Personal Service is therefore a mandatory requirement under O. 17 r. 6 (1). If personal service is not possible then service can be effected in accordance with Sub-rules 2 and 3. Even if service is effected either under any of sub-rules 1, 2 or 3, a person cannot be penalised for failure to comply with the terms of the writ unless a notice in accordance with Form 121 which sets out, among other things, the penalty for failure to comply, is also served.
The purpose of requiring the form 121 notice is in the words of Luxmore J in Iberian Trust Limited, Founders Trust and Investment Co Limited [1932] 2 KB 87 at 97.
“to call to the attention of the person to do the act that the result of disobedience will be to subject him to penal consequence.”
In the case before us, we find that the whole process from the issue of the write of habeas corpus to its execution was without doubt irregular. Mr Gordon was kept at Jackson’s International Airport because his visa had been revoked but the writ which was sought to be served on Foreign Affairs officials was directed to the Superintendent of the Corrective Institution. It should have been obvious to Messrs Wagula and Gabara that the airport was not the Corrective Institution. There is no evidence that even the wrongly addressed writ was served on Messrs Kaumi and Artango.

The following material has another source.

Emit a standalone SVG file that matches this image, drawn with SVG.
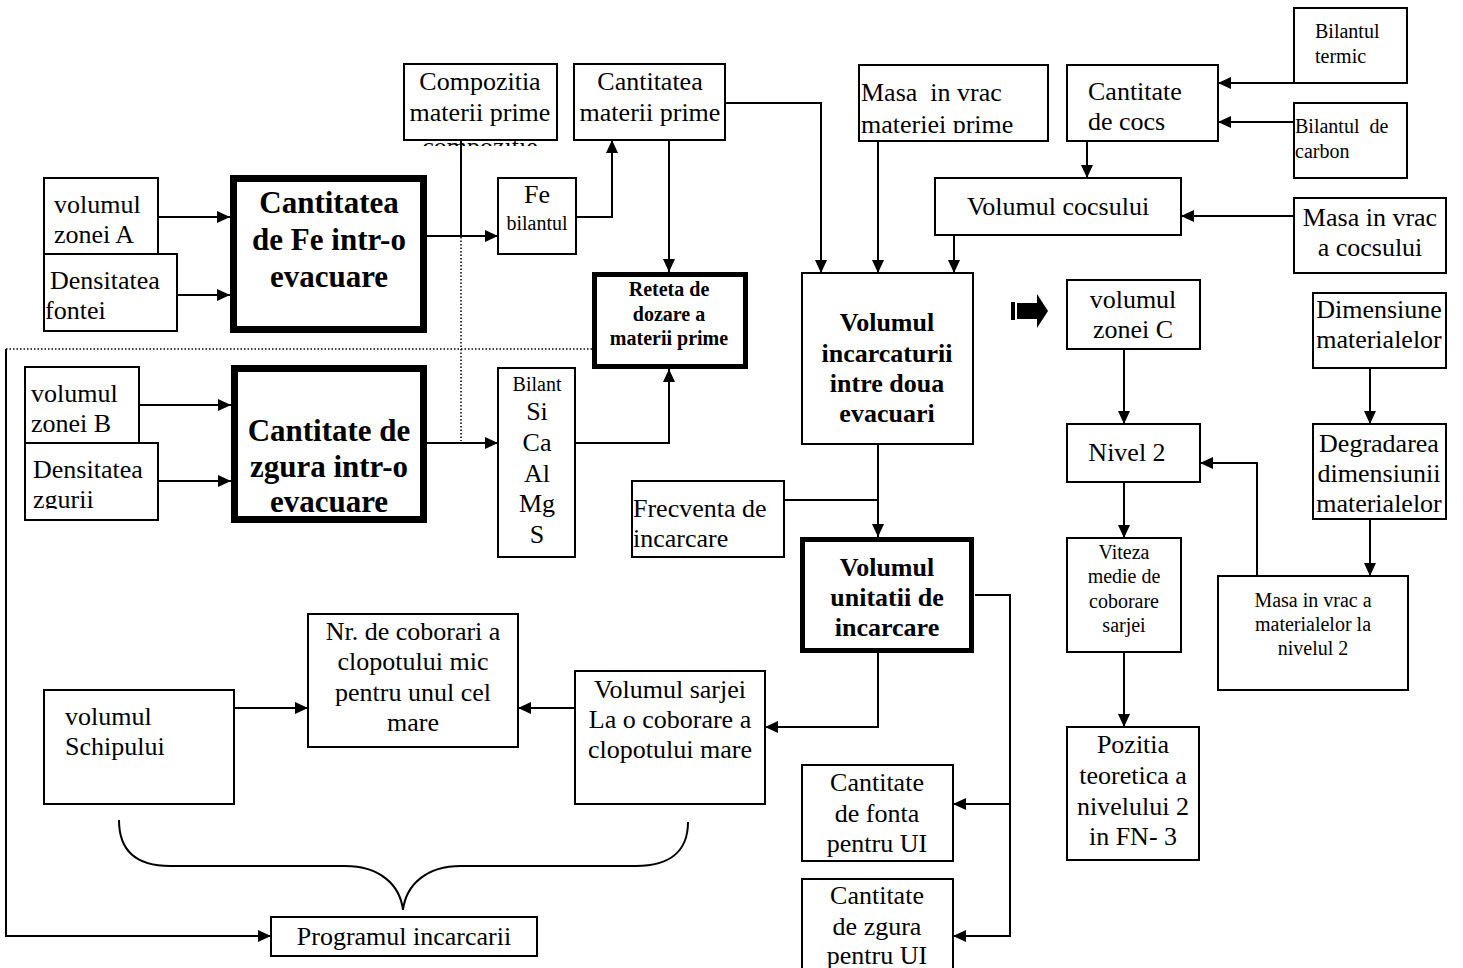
<svg xmlns="http://www.w3.org/2000/svg" width="1463" height="968" viewBox="0 0 1463 968">
<style>
.box{fill:#fff;stroke:#000;stroke-width:2}
.thick{fill:#fff;stroke:#000;stroke-width:7}
.thick5{fill:#fff;stroke:#000;stroke-width:5}
.t{font-family:"Liberation Serif","Times New Roman",serif;font-size:26px;fill:#000}
.c{text-anchor:middle}
.b{font-weight:bold}
.s{font-size:20px}
.bb{font-size:31px}
.pre{white-space:pre}
.ln{fill:none;stroke:#000;stroke-width:2}
.dot{fill:none;stroke:#000;stroke-width:1.5;stroke-dasharray:1.5 2}
</style>
<defs>
<marker id="ah" markerUnits="userSpaceOnUse" markerWidth="14" markerHeight="12" refX="13" refY="6" orient="auto">
<path d="M0,0 L13,6 L0,12 z" fill="#000"/>
</marker>
<clipPath id="clipComp"><rect x="404" y="140" width="153" height="6"/></clipPath>
<clipPath id="clipMasa"><rect x="855" y="66" width="192" height="67"/></clipPath>
<clipPath id="clipZg"><rect x="20" y="444" width="137" height="65"/></clipPath>
</defs>
<rect width="1463" height="968" fill="#fff"/>

<g id="connectors">
<path class="ln" d="M158,217 H230" marker-end="url(#ah)"/>
<path class="ln" d="M177,295 H230" marker-end="url(#ah)"/>
<path class="ln" d="M427,236 H498" marker-end="url(#ah)"/>
<path class="ln" d="M461,140 V236"/>
<path class="dot" d="M461,237 V441"/>
<path class="ln" d="M576,217 H612 V140" marker-end="url(#ah)"/>
<path class="ln" d="M669,140 V272" marker-end="url(#ah)"/>
<path class="ln" d="M725,103 H821 V273" marker-end="url(#ah)"/>
<path class="ln" d="M878,141 V273" marker-end="url(#ah)"/>
<path class="ln" d="M1087,141 V178" marker-end="url(#ah)"/>
<path class="ln" d="M1294,83 H1218" marker-end="url(#ah)"/>
<path class="ln" d="M1294,122 H1218" marker-end="url(#ah)"/>
<path class="ln" d="M1294,216 H1181" marker-end="url(#ah)"/>
<path class="ln" d="M954,235 V273" marker-end="url(#ah)"/>
<path class="ln" d="M139,405 H231" marker-end="url(#ah)"/>
<path class="ln" d="M158,481 H231" marker-end="url(#ah)"/>
<path class="ln" d="M427,443 H498" marker-end="url(#ah)"/>
<path class="ln" d="M575,443 H669 V369" marker-end="url(#ah)"/>
<path class="dot" d="M6,349 H592"/>
<path class="ln" d="M6,349 V936 H271" marker-end="url(#ah)"/>
<path class="ln" d="M878,444 V537" marker-end="url(#ah)"/>
<path class="ln" d="M784,500 H878"/>
<path class="ln" d="M878,653 V727 H765" marker-end="url(#ah)"/>
<path class="ln" d="M975,595 H1010 V936 H953" marker-end="url(#ah)"/>
<path class="ln" d="M1010,804 H953" marker-end="url(#ah)"/>
<path class="ln" d="M1124,349 V424" marker-end="url(#ah)"/>
<path class="ln" d="M1124,482 V538" marker-end="url(#ah)"/>
<path class="ln" d="M1124,652 V727" marker-end="url(#ah)"/>
<path class="ln" d="M1257,576 V463 H1200" marker-end="url(#ah)"/>
<path class="ln" d="M1370,368 V424" marker-end="url(#ah)"/>
<path class="ln" d="M1370,519 V576" marker-end="url(#ah)"/>
<path class="ln" d="M234,708 H308" marker-end="url(#ah)"/>
<path class="ln" d="M575,708 H518" marker-end="url(#ah)"/>
<path class="ln" d="M119,820 C119,850 135,866 170,866 L345,866 C380,866 400,885 403,910 C406,885 426,866 461,866 L636,866 C671,866 688,850 688,822"/>
<g id="blockArrow">
<rect x="1011" y="302" width="4" height="18" fill="#000"/>
<path d="M1017,303 H1037 V294 L1048,311 L1037,328 V319 H1017 z" fill="#000"/>
</g>
</g>

<g id="n_zonaA"><rect class="box" x="44" y="178" width="114" height="76"/>
<text class="t" x="54" y="213">volumul</text><text class="t" x="54" y="243">zonei A</text></g>
<g id="n_densFontei"><rect class="box" x="44" y="254" width="133" height="77"/>
<text class="t" x="50" y="289">Densitatea</text><text class="t" x="45" y="319">fontei</text></g>
<g id="n_cantFe"><rect class="thick" x="233.5" y="178.5" width="190" height="151"/>
<text class="t b bb c" x="329" y="213">Cantitatea</text><text class="t b bb c" x="329" y="250">de Fe intr-o</text><text class="t b bb c" x="329" y="287">evacuare</text></g>
<g id="n_compozitia"><rect class="box" x="404" y="64" width="153" height="76"/>
<text class="t c" x="480" y="90">Compozitia</text><text class="t c" x="480" y="121">materii prime</text>
<text class="t c" x="480" y="155" clip-path="url(#clipComp)">compozitie</text></g>
<g id="n_cantMP"><rect class="box" x="574" y="64" width="151" height="76"/>
<text class="t c" x="650" y="90">Cantitatea</text><text class="t c" x="650" y="121">materii prime</text></g>
<g id="n_feBilant"><rect class="box" x="498" y="178" width="78" height="76"/>
<text class="t c" x="537" y="203">Fe</text><text class="t s c" x="537" y="230">bilantul</text></g>
<g id="n_masaMP"><rect class="box" x="859" y="65" width="189" height="76"/>
<g clip-path="url(#clipMasa)"><text class="t pre" x="861" y="101">Masa  in vrac</text><text class="t" x="861" y="133">materiei prime</text></g></g>
<g id="n_cantCocs"><rect class="box" x="1067" y="65" width="151" height="76"/>
<text class="t" x="1088" y="100">Cantitate</text><text class="t" x="1088" y="130">de cocs</text></g>
<g id="n_bilTermic"><rect class="box" x="1294" y="8" width="113" height="75"/>
<text class="t s" x="1315" y="38">Bilantul</text><text class="t s" x="1315" y="63">termic</text></g>
<g id="n_bilCarbon"><rect class="box" x="1294" y="103" width="113" height="75"/>
<text class="t s pre" x="1295" y="133">Bilantul  de</text><text class="t s" x="1295" y="158">carbon</text></g>
<g id="n_volCocs"><rect class="box" x="935" y="178" width="246" height="57"/>
<text class="t c" x="1058" y="215">Volumul cocsului</text></g>
<g id="n_masaCocs"><rect class="box" x="1294" y="198" width="152" height="75"/>
<text class="t c" x="1370" y="226">Masa in vrac</text><text class="t c" x="1370" y="256">a cocsului</text></g>
<g id="n_zonaB"><rect class="box" x="25" y="367" width="114" height="76"/>
<text class="t" x="31" y="402">volumul</text><text class="t" x="31" y="432">zonei B</text></g>
<g id="n_densZgurii"><rect class="box" x="25" y="443" width="133" height="77"/>
<g clip-path="url(#clipZg)"><text class="t" x="33" y="478">Densitatea</text><text class="t" x="33" y="508">zgurii</text></g></g>
<g id="n_cantZgura"><rect class="thick" x="234.5" y="368.5" width="189" height="151"/>
<text class="t b bb c" x="329" y="441">Cantitate de</text><text class="t b bb c" x="329" y="477">zgura intr-o</text><text class="t b bb c" x="329" y="512">evacuare</text></g>
<g id="n_bilant"><rect class="box" x="498" y="368" width="77" height="189"/>
<text class="t s c" x="537" y="391">Bilant</text><text class="t c" x="537" y="420">Si</text><text class="t c" x="537" y="451">Ca</text><text class="t c" x="537" y="482">Al</text><text class="t c" x="537" y="512">Mg</text><text class="t c" x="537" y="543">S</text></g>
<g id="n_reteta"><rect class="thick5" x="594.5" y="274.5" width="151" height="92"/>
<text class="t b s c" x="669" y="296">Reteta de</text><text class="t b s c" x="669" y="321">dozare a</text><text class="t b s c" x="669" y="345">materii prime</text></g>
<g id="n_frecventa"><rect class="box" x="632" y="481" width="152" height="76"/>
<text class="t" x="633" y="517">Frecventa de</text><text class="t" x="633" y="547">incarcare</text></g>
<g id="n_volInc"><rect class="box" x="802" y="273" width="171" height="171"/>
<text class="t b c" x="887" y="331">Volumul</text><text class="t b c" x="887" y="362">incarcaturii</text><text class="t b c" x="887" y="392">intre doua</text><text class="t b c" x="887" y="422">evacuari</text></g>
<g id="n_volUnit"><rect class="thick5" x="802.5" y="539.5" width="169" height="111"/>
<text class="t b c" x="887" y="576">Volumul</text><text class="t b c" x="887" y="606">unitatii de</text><text class="t b c" x="887" y="636">incarcare</text></g>
<g id="n_zonaC"><rect class="box" x="1067" y="280" width="133" height="69"/>
<text class="t c" x="1133" y="308">volumul</text><text class="t c" x="1133" y="338">zonei C</text></g>
<g id="n_nivel2"><rect class="box" x="1067" y="424" width="133" height="58"/>
<text class="t c" x="1127" y="461">Nivel 2</text></g>
<g id="n_viteza"><rect class="box" x="1067" y="538" width="114" height="114"/>
<text class="t s c" x="1124" y="559">Viteza</text><text class="t s c" x="1124" y="583">medie de</text><text class="t s c" x="1124" y="608">coborare</text><text class="t s c" x="1124" y="632">sarjei</text></g>
<g id="n_pozitia"><rect class="box" x="1067" y="727" width="132" height="133"/>
<text class="t c" x="1133" y="753">Pozitia</text><text class="t c" x="1133" y="784">teoretica a</text><text class="t c" x="1133" y="815">nivelului 2</text><text class="t c" x="1133" y="845">in FN- 3</text></g>
<g id="n_dimensiune"><rect class="box" x="1313" y="293" width="133" height="75"/>
<text class="t c" x="1379" y="318">Dimensiune</text><text class="t c" x="1379" y="348">materialelor</text></g>
<g id="n_degradarea"><rect class="box" x="1313" y="424" width="133" height="95"/>
<text class="t c" x="1379" y="452">Degradarea</text><text class="t c" x="1379" y="482">dimensiunii</text><text class="t c" x="1379" y="512">materialelor</text></g>
<g id="n_masaMat"><rect class="box" x="1218" y="576" width="190" height="114"/>
<text class="t s c" x="1313" y="607">Masa in vrac a</text><text class="t s c" x="1313" y="631">materialelor la</text><text class="t s c" x="1313" y="655">nivelul 2</text></g>
<g id="n_nrCoborari"><rect class="box" x="308" y="614" width="210" height="133"/>
<text class="t c" x="413" y="640">Nr. de coborari a</text><text class="t c" x="413" y="670">clopotului mic</text><text class="t c" x="413" y="701">pentru unul cel</text><text class="t c" x="413" y="731">mare</text></g>
<g id="n_schip"><rect class="box" x="44" y="690" width="190" height="114"/>
<text class="t" x="65" y="725">volumul</text><text class="t" x="65" y="755">Schipului</text></g>
<g id="n_sarjei"><rect class="box" x="575" y="671" width="190" height="133"/>
<text class="t c" x="670" y="698">Volumul sarjei</text><text class="t c" x="670" y="728">La o coborare a</text><text class="t c" x="670" y="758">clopotului mare</text></g>
<g id="n_fontaUI"><rect class="box" x="802" y="765" width="151" height="96"/>
<text class="t c" x="877" y="791">Cantitate</text><text class="t c" x="877" y="822">de fonta</text><text class="t c" x="877" y="852">pentru UI</text></g>
<g id="n_zguraUI"><rect class="box" x="802" y="879" width="151" height="100"/>
<text class="t c" x="877" y="904">Cantitate</text><text class="t c" x="877" y="935">de zgura</text><text class="t c" x="877" y="964">pentru UI</text></g>
<g id="n_program"><rect class="box" x="271" y="917" width="266" height="39"/>
<text class="t c" x="404" y="945">Programul incarcarii</text></g>
</svg>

Further more, they did not amend the writ so as to direct it to the Minister for Foreign Affairs or Secretary for Foreign Affairs to avail themselves of the provision of O. 17 Sub-rules 2 and 3 so that service could be effected by leaving the writ with any migration officer at the airport.
For the forgoing reason we find the learned trial judge erred in law in convicting the Appellants. We accordingly allow the appeal, quash the conviction and order that Appellants be discharged forthwith.
In view of the conclusions we have reached it is not necessary for us to deal with the other grounds.
Each party shall bear his own costs.